Distributed Microwave Cooking

I can’t think of a better title…sorry

A certain person near and dear to me believes that if you cut something up it will cook faster in the microwave. For example let’s say you want to warm up a piece of meat. The person believes that cutting it into smaller pieces will require less time to reach the desired temperature than if it were cooked whole.

I say baloney. If you cut it in half, and then slowly brought the pieces back together, at what point would it behave any differently? Would a one inch separation mean they cooked differently? A half inch? Quarter inch? Zero inches?

I am not going to offer an opinion on the quality or other merits of microwave versus conventional cooking, but the physics is of interest to me.

Any ideas?

Won’t the outside of the food absorb more microwave radiation(and thus heat up faster) than the inside? I would expect that the smaller your pieces are, the smaller the temperature differential between the outside of the food and the middle.

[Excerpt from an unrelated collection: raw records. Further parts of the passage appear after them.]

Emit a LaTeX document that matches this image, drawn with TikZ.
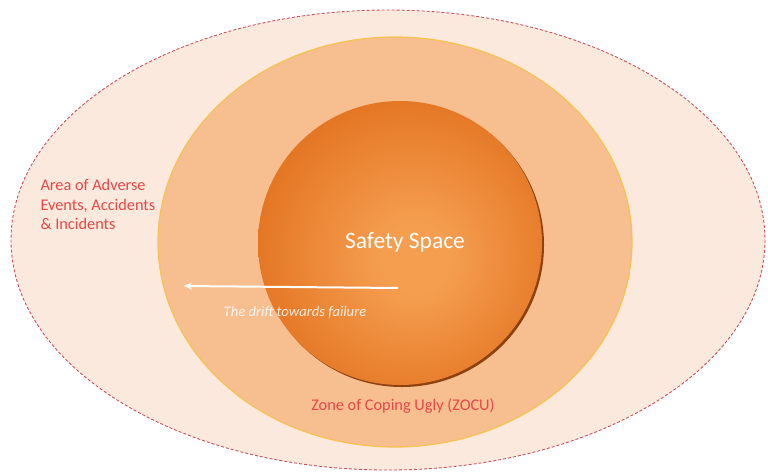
\documentclass[tikz,border=0pt]{standalone}
\usepackage{fontspec}
\setmainfont{Carlito}
\usetikzlibrary{arrows.meta}
\definecolor{outerfill}{RGB}{252,233,221}
\definecolor{outerline}{RGB}{200,80,95}
\definecolor{midfill}{RGB}{247,190,144}
\definecolor{midline}{RGB}{245,195,80}
\definecolor{corelight}{RGB}{245,158,80}
\definecolor{coredark}{RGB}{222,104,20}
\definecolor{coreshadow}{RGB}{140,65,15}
\definecolor{labelred}{RGB}{228,72,72}
\pgfdeclareradialshading{coreshade}{\pgfpoint{3bp}{-3bp}}{%
  color(0bp)=(corelight); color(6bp)=(corelight); color(35bp)=(coredark); color(70bp)=(coredark)}
\tikzset{
  redlabel/.style={text=labelred, font=\fontsize{16.3}{19.5}\selectfont, align=left},
  arrowline/.style={draw=white, line width=2pt, -{Stealth[length=8pt,width=7pt]}},
}
\begin{document}
\begin{tikzpicture}[x=1pt,y=-1pt]
\useasboundingbox (0,0) rectangle (768,475);
% outer area
\draw[fill=outerfill, draw=outerline, line width=0.9pt, dash pattern=on 3pt off 2pt]
  (388,240) ellipse [x radius=377, y radius=230];
% middle zone
\draw[fill=midfill, draw=midline, line width=1.2pt]
  (395,242) ellipse [x radius=237, y radius=205];
% core shadow
\fill[coreshadow] (402,245) circle [radius=142];
% core
\path[shading=coreshade] (400,243) circle [radius=142];
\node (core) at (400,243) {};
% texts
\node[text=white, font=\fontsize{23.5}{28}\selectfont] (safety) at (405,242) {Safety Space};
\node[redlabel, anchor=north west] (area) at (37,176) {Area of Adverse\\Events, Accidents\\\& Incidents};
\node[text=labelred, font=\fontsize{16.3}{19}\selectfont] (zocu) at (403,406) {Zone of Coping Ugly (ZOCU)};
% drift arrow
\coordinate (drifts) at (398,288);
\coordinate (drifte) at (184,286);
\draw[arrowline] (drifts) -- (drifte);
\node[text=white, opacity=0.85, font=\fontsize{14.6}{17}\selectfont\itshape] (drift) at (295,312) {The drift towards failure};
\end{tikzpicture}
\end{document}
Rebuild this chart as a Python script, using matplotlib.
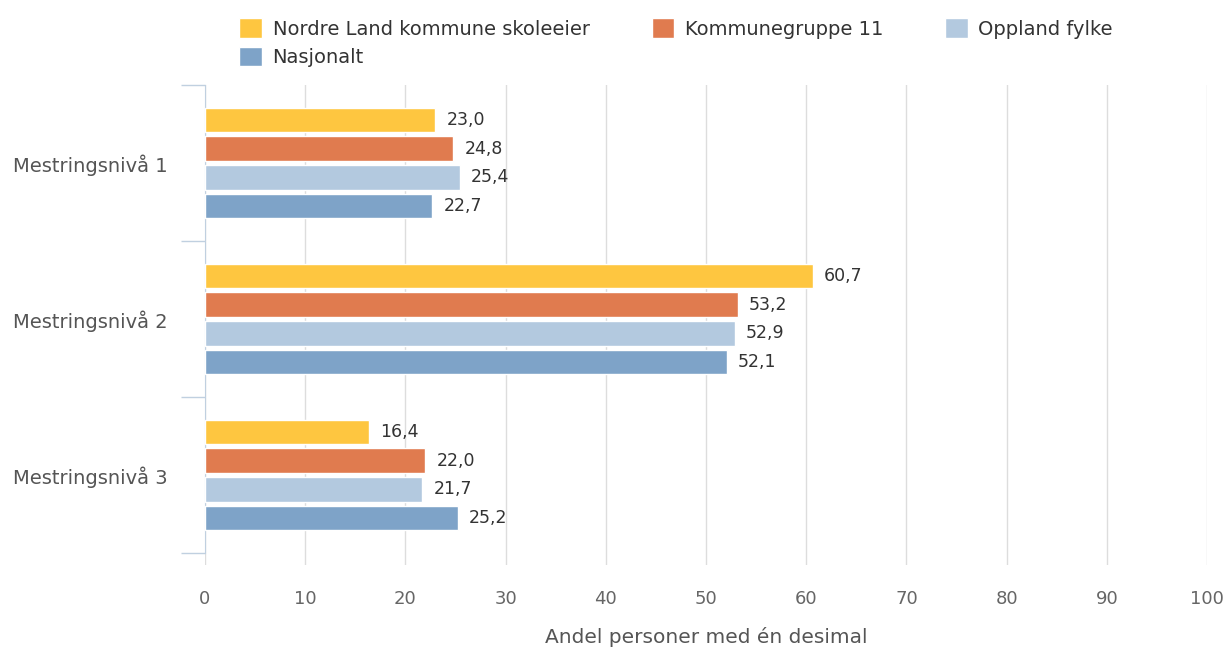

I suggest you try the experiment.

By the very act of getting hot, the food is absorbing microwave energy. It is self-shielding. Smaller pieces combat this.

(Obviously if you cut a chunk of meat in two and then keep the two halves in contact, you gain nothing. The point is to reduce the average thickness of the food so that the microwaves needn’t penetrate the outermost (absorbing) material to get to the innermost material.)

In reheating lagazana <sp> I found that cutting it up into thin strips make a big difference in reducing
cooking time.

The microwaves (depending on power of the oven, moisture content in the food, etc.) penetrate about 1/2 to 2/3 of an inch. If you have a chunk of meat 2" thick, the microwaves can’t get all the way to the middle, so the center of the meat has to cook by convection. Cut it into smaller pieces, and the microwaves can cook all the way through all at once–assuming, of course, there’s room in the microwave oven to spread all of the pieces out in a single layer.

Which also gives a clue to the question about pushing cut pieces back together. You should leave the 1/2 to 2/3rds inch spacing between the pieces to make them cook faster.


you can take a pile of mashed potatoes out of the refrigerator. if you leave in a heap and microwave the outside could be hot (even too hot to eat) and the center still be at refrigerator temperature. spread the pile out thin and microwave and it will be evenly hot.

Yeah, frozen lasagna is the gold standard in demonstrating this. If you leave it in one bing lump, you get super hot corners that can melt through the plastic tupperware, and a still frozen solid center.

The ideal shape for microwave cooking, ime, is a tauroid (donut or ring). If you spread solid chunks out on the outer perimeter of a plate, or make a hole in the center of a container of mushy stuff like leftover pasta or mashed potatoes, you get the best, most even results.

This is what do. Works very well.

This will depend somewhat on how big the two halves are. An analogous situation would be if you had two books next to each other. Obviously their touching covers are dark. Pull them 1/4 inch apart, and you can see in, but the covers are still darker than if they’re separated widely. As you pull them apart, the cover get brighter as more of the room light can reach the covers.


These sizes are only coincidentally close. The attenuation length in meat-like material is probably close to the 1/2 to 2/3 inch stated by Gary. The gap you need to call things separated, though, is, a function of providing line-of-sight access to the standing waves present in the enclosure. Since 1/2 inch is a large fraction of the total size of the the typical occluding body (e.g., the rest of the lasagna), it is a reasonable gap size for getting most of the previously hidden surface “out from behind” something. If you had bigger food in a bigger microwave, the attenuation length would remain 1/2 to 2/3 inch, but the required gap for satisfactory separation would increase proportionally.

At to how close, just think of using a lamp to illuminate the pieces, if they are too close the edges will be in the shade, and not cook as fast.

Note that cutting things up may sometimes give you a surprising result. Cut vegetables, for example, can arc in a microwave. Whether or not veggies arc is mostly a function of the mineral content of the soil that they were grown in. Sharp corners on the cuts and a higher power microwave also make them more likely to arc.

Doesn’t this have to do with the peak of the microwave wavelength? That’s why the rotating tray is there. Theoretically the optimal strategy is to cut up and align all the food so that it lies along the peak wave trajectories of the microwave emitter.

Worse still, even if all of the emitted microwave radiation is absorbed by the food, some of it will have been wasted as latent heat of evaporation by making the outside steam profusely.